Digital Stewardship Strategies may now take clients on a limited basis. 

The New Chief Privacy and Data Ethics Officer of Looker Data Sciences

Sometimes you seek the good and sometimes the good finds you. A quick high-impact GDPR consulting project brought me in early 2018 to values-driven Looker Data Sciences. I could not have found a better place with smarter and thoughtful leadership, who truly lives the values. In beautiful Santa Cruz! Fun, challenging and exciting times lay ahead as I take on the role of Chief Privacy and Data Ethics Officer at Looker Data Sciences. 

Digital Stewardship Strategies will be on hiatus indefinitely.  

The Evolution of Digital Stewardship and Digital Transformation

**Republished from an IAF Blog dated March 2018, in anticipation of the GDPR compliance date**.

As the race to EU GDPR enforcement date in May heads into overdrive, should companies start looking around the corner to what's next? 

GDPR implementation has required deep focus on technical and procedural legal compliance.  Yet recent pronouncements from the EU Data Protection Supervisory Ethics Advisory Group and the UK ICO are reminders that ethical considerations are part of data protection programs:

On December 7, 2017, UK ICO Liz Denham said: “The GDPR does not specifically reference data ethics, but it is clear that its considerable focus on new technologies – particularly profiling and automated decision making – reflects the concerns of legislators about the personal and societal effect of powerful data-processing technology.

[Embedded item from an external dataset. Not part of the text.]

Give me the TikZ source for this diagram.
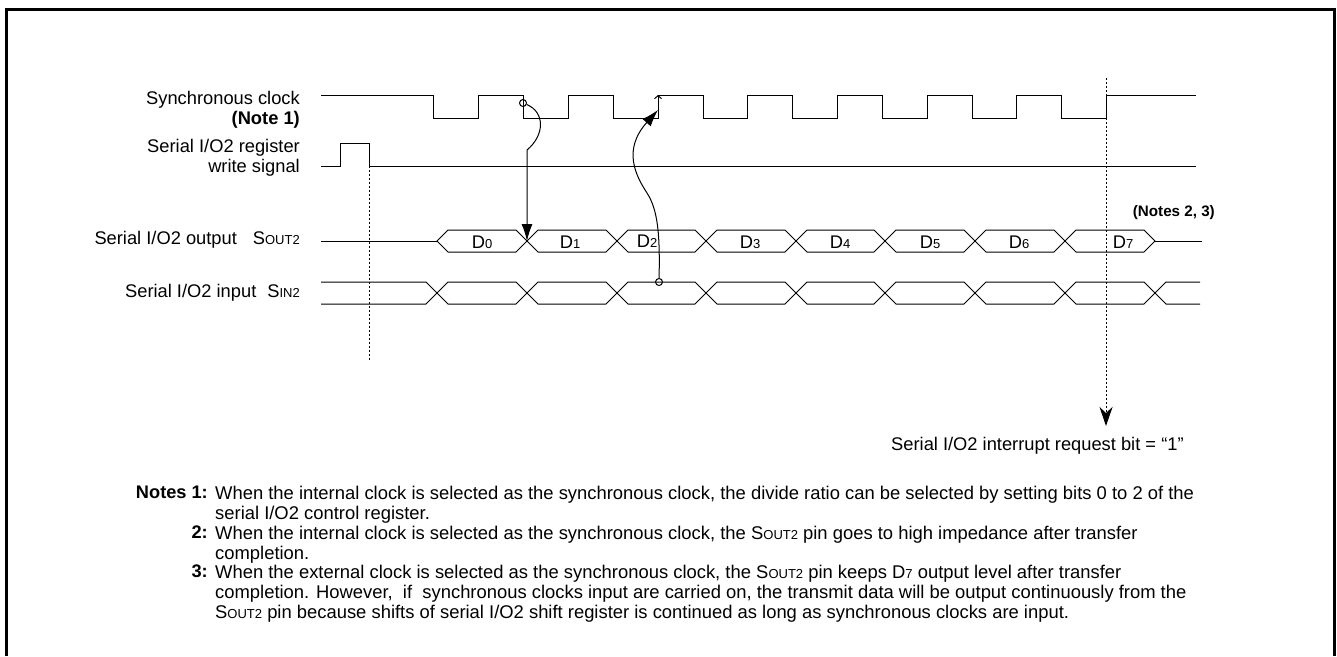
\documentclass[tikz,border=0pt]{standalone}
\usepackage{fontspec}
\setmainfont{Liberation Sans}
\usetikzlibrary{arrows.meta,positioning}
\newcommand{\sml}[1]{{\fontsize{13}{14}\selectfont #1}}

\begin{document}
\begin{tikzpicture}[
    x=1pt, y=-1pt,
    sig/.style={line width=1pt, line join=miter},
    lbl/.style={font=\fontsize{18.3}{22}\selectfont, anchor=east, inner sep=0pt},
    data/.style={font=\fontsize{18.3}{22}\selectfont, inner sep=0pt},
    ntxt/.style={font=\fontsize{18.4}{19.9}\selectfont, align=left, anchor=north west, inner sep=0pt},
    nmark/.style={font=\fontsize{18.2}{19.9}\selectfont\bfseries, anchor=north east, inner sep=0pt},
    ring/.style={draw, circle, line width=1pt, minimum size=7pt, inner sep=0pt},
    flow/.style={-{Latex[length=17pt,width=11pt]}, line width=1pt},
    drop/.style={line width=1pt, dash pattern=on 2pt off 2pt},
    edgetick/.style={-{Straight Barb[length=3pt,width=7pt]}, line width=1pt}
]
\useasboundingbox (0,0) rectangle (1337,656);
\draw[line width=3pt] (6.5,656) -- (6.5,9.5) -- (1334.5,9.5) -- (1334.5,656);

\node[lbl] (clk) at (300,100) {Synchronous clock};
\node[lbl, font=\fontsize{18.3}{22}\selectfont\bfseries] (note1) at (300,120) {(Note 1)};
\node[lbl] (wr1) at (300,148) {Serial I/O2 register};
\node[lbl] (wr2) at (300,168) {write signal};
\node[lbl] (sout) at (300,240) {Serial I/O2 output\hspace{16pt}S\sml{OUT2}};
\node[lbl] (sin) at (300,293) {Serial I/O2 input\hspace{11pt}S\sml{IN2}};

\draw[sig] (321,95) -- (433,95) |- (478,118) |- (523,95) |- (568,118) |- (613,95) |- (658,118) |- (703,95) |- (747,118) |- (792,95) |- (837,118) |- (882,95) |- (927,118) |- (972,95) |- (1016,118) |- (1061,95) |- (1106,118) |- (1196,95);
\draw[sig] (321,166) -- (340,166) |- (369,143) |- (1196,166);

\draw[sig] (321,241) -- (437,241);
\draw[sig] (1155,241) -- (1202,241);
\foreach \xa/\xb in {437/527,527/617,617/706,706/796,796/885,885/975,975/1065,1065/1155} {
  \draw[sig] (\xa,241) -- (\xa+11,230) -- (\xb-11,230) -- (\xb,241) -- (\xb-11,252) -- (\xa+11,252) -- cycle;
  \draw[sig] (\xa,293) -- (\xa+11,282) -- (\xb-11,282) -- (\xb,293) -- (\xb-11,304) -- (\xa+11,304) -- cycle;
}
\draw[sig] (321,282) -- (426,282) -- (437,293) -- (426,304) -- (321,304);
\draw[sig] (1200,282) -- (1166,282) -- (1155,293) -- (1166,304) -- (1200,304);

\foreach \i/\xp in {0/482,1/570,3/750,4/840,5/930,6/1019,7/1123} {
  \node[data] (d\i) at (\xp,242) {D\sml{\i}};
}
\node[data] (d2) at (647,241) {D\sml{2}};
\node[font=\fontsize{15.2}{18}\selectfont\bfseries, anchor=east, inner sep=0pt] (note23) at (1215,213) {(Notes 2, 3)};

\node[ring] (src1) at (523,103) {};
\node[ring] (src2) at (659,282) {};
\coordinate (xd0) at (527,241);
\coordinate (rise) at (658,110);
\coordinate (rise0) at (658,102);
\coordinate (risetop) at (658,95);
\draw[flow] (src1) .. controls (545,112) and (545,135) .. (527,150) -- (xd0);
\draw[flow] (src2) .. controls (660,235) and (658,210) .. (647,193) .. controls (636,176) and (622,150) .. (rise);
\draw[edgetick] (rise0) -- (risetop);

\coordinate (wrend) at (369,166);
\coordinate (wrstop) at (369,360);
\coordinate (irqtop) at (1106,78);
\coordinate (irqtip) at (1106,426);
\draw[drop] (wrend) -- (wrstop);
\draw[drop, -{Stealth[length=19pt,width=13pt,inset=6pt]}] (irqtop) -- (irqtip);

\node[font=\fontsize{18.3}{22}\selectfont, anchor=west, inner sep=0pt] (irq) at (891,446) {Serial I/O2 interrupt request bit = “1”};

\node[ntxt] (n1) at (215,486) {When the internal clock is selected as the synchronous clock, the divide ratio can be selected by setting bits 0 to 2 of the\\serial I/O2 control register.};
\node[ntxt] (n2) at (215,526) {When the internal clock is selected as the synchronous clock, the S\sml{OUT2} pin goes to high impedance after transfer\\completion.};
\node[ntxt] (n3) at (215,565) {When the external clock is selected as the synchronous clock, the S\sml{OUT2} pin keeps D\sml{7} output level after transfer\\completion. However,\ \ if\ \ synchronous clocks input are carried on, the transmit data will be output continuously from the\\S\sml{OUT2} pin because shifts of serial I/O2 shift register is continued as long as synchronous clocks are input.};
\node[nmark] (m1) at ([xshift=-7]n1.north west) {Notes 1:};
\node[nmark] (m2) at ([xshift=-7]n2.north west) {2:};
\node[nmark] (m3) at ([xshift=-7]n3.north west) {3:};
\end{tikzpicture}
\end{document}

It’s hard to separate data protection by design from data ethics by design…Companies must ask themselves questions that identify the risks they are creating for others and mitigate those risks. There is every reason to include ethical considerations as part of that process. The most innovative companies will go further and use these tools as a springboard to think of ways they can integrate their data protection and ethical assessments.  That just makes common sense.”  https://ico.org.uk/about-the-ico/news-and-events/news-and-blogs/2017/12/techuk-data-ethics-summit/ 

On January 25, 2018, the EDPS Ethics Advisory Group wrote:  “…’data rich’ public and private organizations will have greater ethical responsibilities towards citizens and customers.”

Ethics-based, stakeholder-focused data stewardship requires enhanced transparency and accountability, enabled by the specific application of ethical considerations.  Look for more soon on a project I'll be leading with the IAF, bringing my extensive years of experience as a CPO and business process expertise.  The objective is to provide a framework and tools that help companies transform from pure compliance to accountability, ethics and stakeholder-focused data stewardship. The GDPR will push organizations to towards more robust, demonstrable and accountable data governance.

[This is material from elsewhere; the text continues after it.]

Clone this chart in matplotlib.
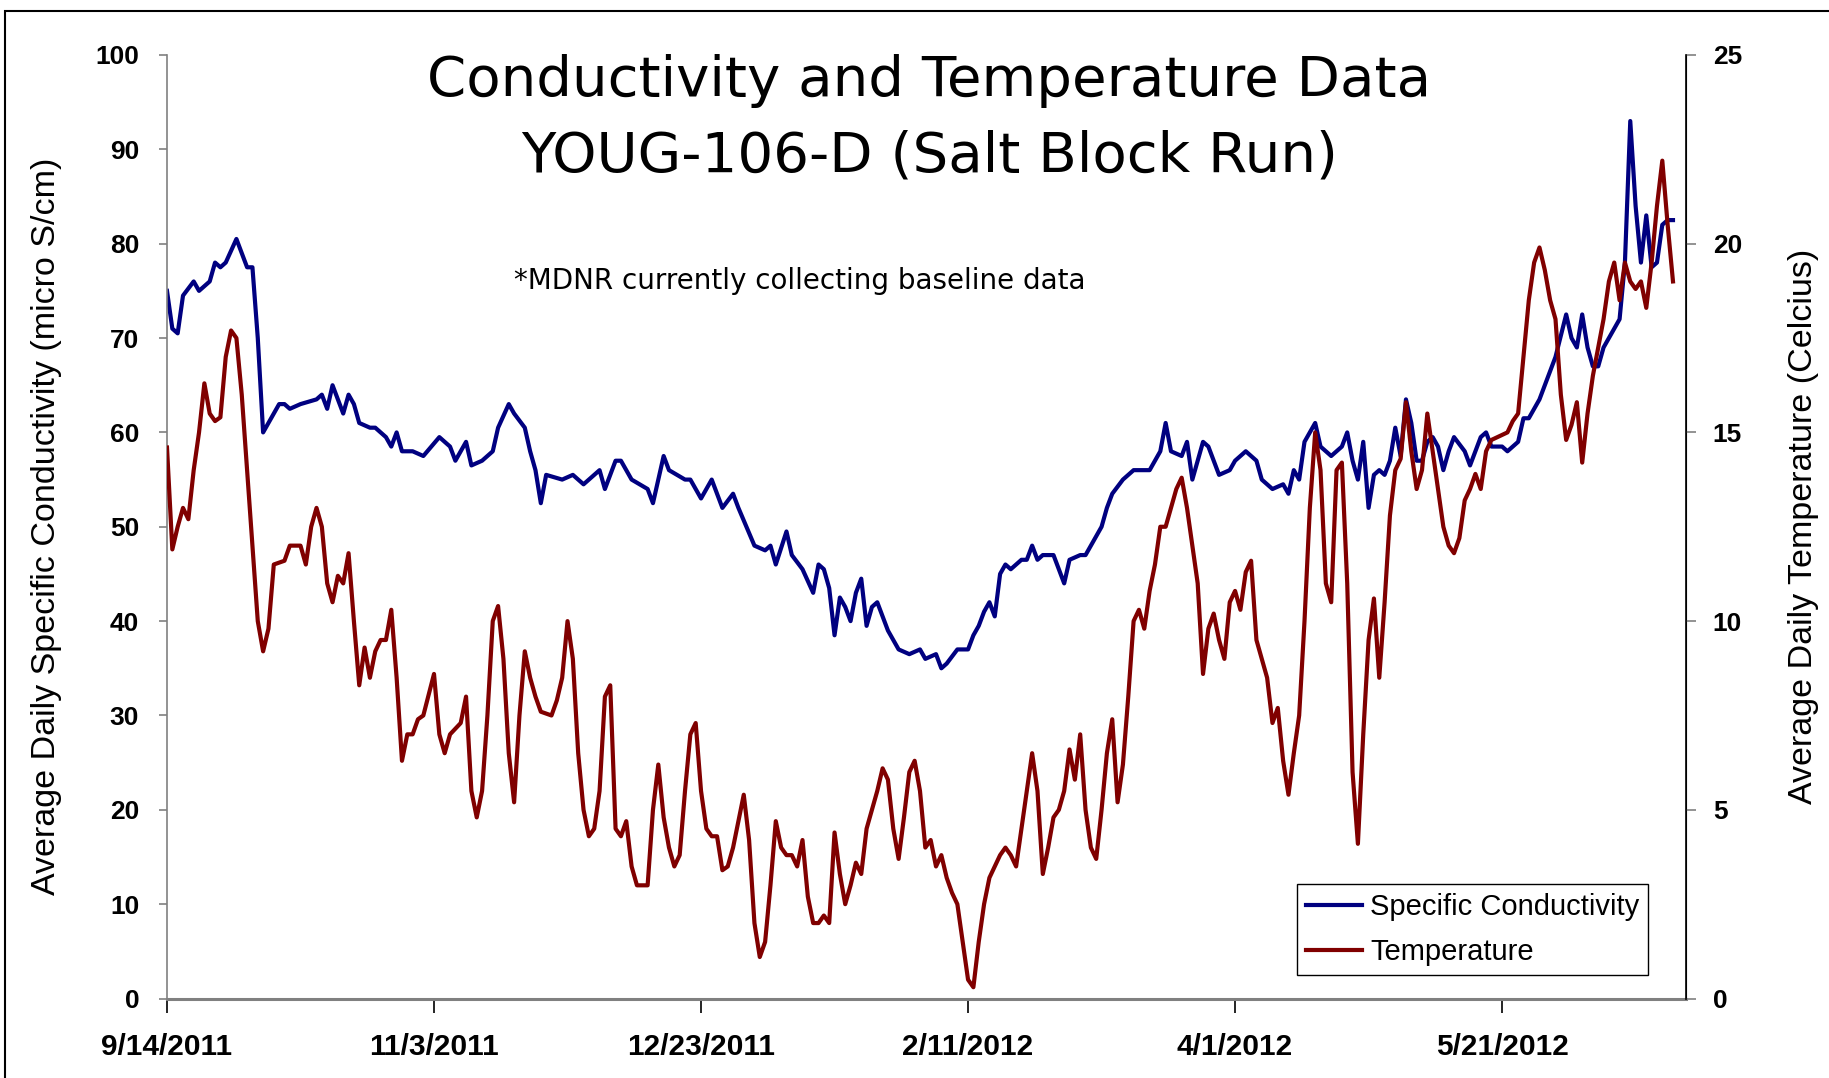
import matplotlib
matplotlib.use("Agg")
import matplotlib.pyplot as plt
from matplotlib.patches import Rectangle

# days since 9/14/2011 and average daily specific conductivity (micro S/cm)
cond_day = [0, 1, 2, 3, 5, 6, 8, 9, 10, 11, 13, 14, 15, 16, 17, 18, 19, 21, 22, 23, 25, 28, 29, 30, 31,
            33, 34, 35, 36, 38, 39, 41, 42, 43, 44, 46, 48, 51, 53, 54, 56, 57, 59, 61, 62, 64, 65, 67,
            68, 69, 70, 71, 74, 76, 78, 80, 81, 82, 84, 85, 87, 90, 91, 93, 94, 97, 98, 100, 102, 103,
            104, 106, 107, 110, 112, 113, 114, 116, 117, 119, 121, 122, 123, 124, 125, 126, 127, 128,
            129, 130, 131, 132, 133, 134, 135, 137, 139, 141, 142, 144, 145, 146, 148, 150, 151, 152,
            153, 154, 155, 156, 157, 158, 160, 161, 162, 163, 164, 166, 168, 169, 171, 172, 173, 175,
            176, 177, 179, 181, 184, 186, 187, 188, 190, 191, 192, 193, 194, 195, 196, 197, 199, 200,
            202, 204, 205, 207, 209, 210, 211, 212, 213, 215, 216, 218, 220, 221, 222, 223, 224, 225,
            226, 227, 228, 229, 230, 231, 232, 233, 234, 235, 236, 237, 238, 239, 240, 241, 243, 244,
            245, 246, 247, 248, 250, 251, 253, 254, 255, 256, 257, 258, 259, 260, 262, 263, 264, 265,
            266, 267, 268, 269, 270, 271, 272, 273, 274, 275, 276, 277, 278, 279, 280, 281, 282]
cond_val = [75, 71, 70.5, 74.5, 76, 75, 76, 78, 77.5, 78, 80.5, 79, 77.5, 77.5, 70, 60, 61, 63, 63, 62.5, 63, 63.5, 64, 62.5, 65,
            62, 64, 63, 61, 60.5, 60.5, 59.5, 58.5, 60, 58, 58, 57.5, 59.5, 58.5, 57, 59, 56.5, 57, 58, 60.5, 63, 62, 60.5,
            58, 56, 52.5, 55.5, 55, 55.5, 54.5, 55.5, 56, 54, 57, 57, 55, 54, 52.5, 57.5, 56, 55, 55, 53, 55, 53.5,
            52, 53.5, 52, 48, 47.5, 48, 46, 49.5, 47, 45.5, 43, 46, 45.5, 43.5, 38.5, 42.5, 41.5, 40,
            43, 44.5, 39.5, 41.5, 42, 40.5, 39, 37, 36.5, 37, 36, 36.5, 35, 35.5, 37, 37, 38.5, 39.5,
            41, 42, 40.5, 45, 46, 45.5, 46.5, 46.5, 48, 46.5, 47, 47, 44, 46.5, 47, 47, 48, 50,
            52, 53.5, 55, 56, 56, 58, 61, 58, 57.5, 59, 55, 57, 59, 58.5, 57, 55.5, 56, 57,
            58, 57, 55, 54, 54.5, 53.5, 56, 55, 59, 61, 58.5, 57.5, 58.5, 60, 57, 55, 59, 52,
            55.5, 56, 55.5, 57, 60.5, 57.5, 63.5, 61, 57, 57, 59, 59.5, 58.5, 56, 58, 59.5, 58, 56.5,
            58, 59.5, 60, 58.5, 58.5, 58, 59, 61.5, 61.5, 62.5, 63.5, 65, 66.5, 68, 72.5, 70, 69, 72.5,
            69, 67, 67, 69, 70, 71, 72, 78, 93, 84, 78, 83, 77.5, 78, 82, 82.5, 82.5]

# days since 9/14/2011 and average daily temperature (Celcius)
temp_day = [0, 1, 2, 3, 4, 5, 6, 7, 8, 9, 10, 11, 12, 13, 14, 15, 16, 17, 18, 19, 20, 22, 23, 25, 26, 27,
            28, 29, 30, 31, 32, 33, 34, 35, 36, 37, 38, 39, 40, 41, 42, 43, 44, 45, 46, 47, 48, 50, 51,
            52, 53, 55, 56, 57, 58, 59, 60, 61, 62, 63, 64, 65, 66, 67, 68, 69, 70, 72, 73, 74, 75, 76,
            77, 78, 79, 80, 81, 82, 83, 84, 85, 86, 87, 88, 90, 91, 92, 93, 94, 95, 96, 97, 98, 99, 100,
            101, 102, 103, 104, 105, 106, 108, 109, 110, 111, 112, 113, 114, 115, 116, 117, 118, 119,
            120, 121, 122, 123, 124, 125, 126, 127, 128, 129, 130, 131, 132, 133, 134, 135, 136, 137,
            138, 139, 140, 141, 142, 143, 144, 145, 146, 147, 148, 149, 150, 151, 152, 153, 154, 155,
            156, 157, 158, 159, 160, 161, 162, 163, 164, 165, 166, 167, 168, 169, 170, 171, 172, 173,
            174, 175, 176, 177, 178, 179, 180, 181, 182, 183, 184, 185, 186, 187, 188, 189, 190, 191,
            192, 193, 194, 195, 196, 197, 198, 199, 200, 201, 202, 203, 204, 205, 206, 207, 208, 209,
            210, 211, 212, 213, 214, 215, 216, 217, 218, 219, 220, 221, 222, 223, 224, 225, 226, 227,
            228, 229, 230, 231, 232, 233, 234, 235, 236, 237, 238, 239, 240, 241, 242, 243, 244, 245,
            246, 247, 248, 251, 252, 253, 254, 255, 256, 257, 258, 259, 260, 261, 262, 263, 264, 265,
            266, 267, 269, 270, 271, 272, 273, 274, 275, 276, 277, 278, 279, 280, 281, 282]
temp_val = [14.6, 11.9, 12.5, 13, 12.7, 14, 15, 16.3, 15.5, 15.3, 15.4, 17, 17.7, 17.5, 16, 14, 12, 10, 9.2, 9.8, 11.5, 11.6, 12, 12, 11.5, 12.5,
            13, 12.5, 11, 10.5, 11.2, 11, 11.8, 10, 8.3, 9.3, 8.5, 9.2, 9.5, 9.5, 10.3, 8.5, 6.3, 7, 7, 7.4, 7.5, 8.6, 7,
            6.5, 7, 7.3, 8, 5.5, 4.8, 5.5, 7.5, 10, 10.4, 9, 6.5, 5.2, 7.5, 9.2, 8.5, 8, 7.6, 7.5, 7.9, 8.5, 10, 9,
            6.5, 5, 4.3, 4.5, 5.5, 8, 8.3, 4.5, 4.3, 4.7, 3.5, 3.0, 3.0, 5, 6.2, 4.8, 4, 3.5, 3.8, 5.5, 7, 7.3, 5.5,
            4.5, 4.3, 4.3, 3.4, 3.5, 4, 5.4, 4.2, 2, 1.1, 1.5, 3, 4.7, 4, 3.8, 3.8, 3.5, 4.2,
            2.7, 2.0, 2.0, 2.2, 2.0, 4.4, 3.3, 2.5, 3, 3.6, 3.3, 4.5, 5, 5.5, 6.1, 5.8, 4.5, 3.7,
            4.8, 6, 6.3, 5.5, 4, 4.2, 3.5, 3.8, 3.2, 2.8, 2.5, 1.5, 0.5, 0.3, 1.5, 2.5, 3.2, 3.5,
            3.8, 4, 3.8, 3.5, 4.5, 5.5, 6.5, 5.5, 3.3, 4, 4.8, 5, 5.5, 6.6, 5.8, 7, 5, 4,
            3.7, 5, 6.5, 7.4, 5.2, 6.2, 8, 10, 10.3, 9.8, 10.8, 11.5, 12.5, 12.5, 13, 13.5, 13.8, 13,
            12, 11, 8.6, 9.8, 10.2, 9.5, 9, 10.5, 10.8, 10.3, 11.3, 11.6, 9.5, 9, 8.5, 7.3, 7.7, 6.3,
            5.4, 6.5, 7.5, 10, 13, 15, 14, 11, 10.5, 14, 14.2, 11, 6, 4.1, 7, 9.5, 10.6, 8.5,
            10.5, 12.8, 14, 14.3, 15.8, 14.5, 13.5, 14, 15.5, 14.5, 13.5, 12.5, 12, 11.8, 12.2, 13.2, 13.5, 13.9,
            13.5, 14.5, 14.8, 15, 15.3, 15.5, 17, 18.5, 19.5, 19.9, 19.3, 18.5, 18, 16, 14.8, 15.2, 15.8, 14.2,
            15.5, 16.5, 18, 19, 19.5, 18.5, 19.5, 19, 18.8, 19, 18.3, 19.5, 21, 22.2, 20.5, 19]

tick_days = [0, 50, 100, 150, 200, 250]
tick_labels = ["9/14/2011", "11/3/2011", "12/23/2011", "2/11/2012", "4/1/2012", "5/21/2012"]

navy = "#000080"
maroon = "#800000"
grey = "#808080"

fig = plt.figure(figsize=(18.29, 10.78), dpi=100)
ax = fig.add_axes([0.0913, 0.0737, 0.8307, 0.8753])
ax2 = ax.twinx()

l1, = ax.plot(cond_day, cond_val, color=navy, lw=3.0, label="Specific Conductivity",
              solid_joinstyle="round")
l2, = ax2.plot(temp_day, temp_val, color=maroon, lw=3.0, label="Temperature",
               solid_joinstyle="round")

ax.set_xlim(0, 284.5)
ax.set_ylim(0, 100)
ax2.set_ylim(0, 25)
ax.set_yticks(range(0, 101, 10))
ax2.set_yticks(range(0, 26, 5))
ax.set_xticks(tick_days)
ax.set_xticklabels(tick_labels)

for t in ax.get_yticklabels() + ax2.get_yticklabels():
    t.set_fontfamily("Liberation Sans")
    t.set_fontweight("bold")
    t.set_fontsize(19)
for t in ax.get_xticklabels():
    t.set_fontfamily("Liberation Sans")
    t.set_fontweight("bold")
    t.set_fontsize(21.5)

for a in (ax, ax2):
    a.spines["top"].set_visible(False)
ax.spines["left"].set_color(grey)
ax.spines["left"].set_linewidth(1.2)
ax.spines["bottom"].set_color(grey)
ax.spines["bottom"].set_linewidth(2.2)
ax2.spines["bottom"].set_visible(False)
ax2.spines["left"].set_visible(False)
ax2.spines["right"].set_color("black")
ax2.spines["right"].set_linewidth(1.2)

ax.tick_params(axis="y", direction="out", length=6, width=1.2, color=grey, pad=14)
ax.tick_params(axis="x", direction="out", length=10, width=1.2, color="black", pad=15)
ax2.tick_params(axis="y", direction="out", length=7, width=1.2, color=grey, pad=12)

ax.set_ylabel("Average Daily Specific Conductivity (micro S/cm)", family="Liberation Sans",
              fontsize=24.5, labelpad=24)
ax2.set_ylabel("Average Daily Temperature (Celcius)", family="Liberation Sans",
               fontsize=24.5, labelpad=33)

fig.text(0.508, 0.925, "Conductivity and Temperature Data", ha="center", va="center",
         family="DejaVu Sans", fontsize=40.5)
fig.text(0.508, 0.855, "YOUG-106-D (Salt Block Run)", ha="center", va="center",
         family="DejaVu Sans", fontsize=40.5)
fig.text(0.281, 0.739, "*MDNR currently collecting baseline data", ha="left", va="center",
         family="DejaVu Sans", fontsize=20)

leg = ax2.legend(handles=[l1, l2], loc="lower right", bbox_to_anchor=(0.975, 0.025),
                 borderaxespad=0, fancybox=False, framealpha=1, edgecolor="black",
                 prop=dict(family="Liberation Sans", size=21), handlelength=1.9,
                 handletextpad=0.3, borderpad=0.3, labelspacing=0.6)
leg.get_frame().set_linewidth(1.0)

# outer chart border
fig.patches.append(Rectangle((0.003, -0.01), 1.2, 1.0, transform=fig.transFigure,
                             fill=False, edgecolor="black", lw=1.5))

fig.savefig("out.png", dpi=100)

Announcing Digital Stewardship Strategies

September 2017 starts a new chapter as I launch Digital Stewardship Strategies, LLC, a boutique consultancy focused on providing strategies and operational guidance to organizations that wish to establish or expand privacy and data use programs aligned with data stewardship and data ethics. Cross-organizational programs centered on data stewardship enhance customer trust and support business opportunities and growth.

This new adventure begins in tandem with formal acknowledgement of a long career in privacy - 18 years and counting! I've been accepted as an inaugural IAPP Fellow of Information Privacy (FIP). The official list can be found in the IAPP public online directory* of esteemed FIPs. I am honored to have received this recognition - thank you IAPP!